Je ne crois pas que nous inventons jamais de zéro. Nous évoluons dans un environnement culturel donné, nous baignons dans un certain bain sonore dés la vie intra-utérine. Enfant, nous écoutons ce que nos parents écoutent. Puis il y a les références musicales que l’on se choisit, les sources auxquelles nous décidons de nous abreuver. Lors d’improvisations, tout ceci nous traverse, nous agit, toutes les musiques entendues, toutes les expériences traversées. Nous sommes creuset, de passage et passeurs.
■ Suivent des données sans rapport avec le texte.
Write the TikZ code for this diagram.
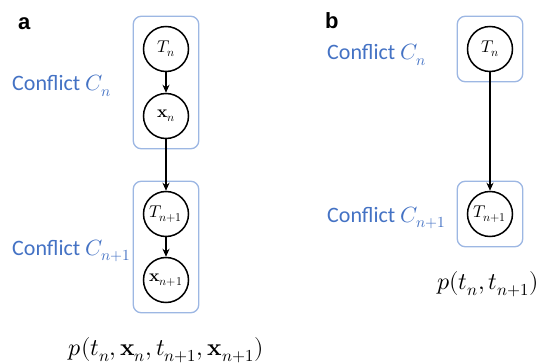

Au moment où j’écris ces lignes, nous sommes le premier novembre 2024, jour des morts. Jour des ancêtres. C’est un bon jour pour honorer les héritages reçus. Je me sens pleine de gratitude pour Alfred Wolfsohn (1896-1962), Roy Hart (1926-1975) et les fondateurs du Centre Roy Hart, qui se sont installés dans les Cévennes il y a 50 ans. Ils ont défriché le chemin, ont porté témoignage. Je m’inscris dans cette lignée, cette chaîne de transmission. Ce sont mes racines, des racines que je me suis choisies. Elles permettent à mon âme de s’exprimer dans sa profondeur. Et je suis heureuse, grâce à ces transmissions, de permettre à d’autres âmes de s’exprimer dans leur profondeur, dans toutes leurs nuances de couleurs.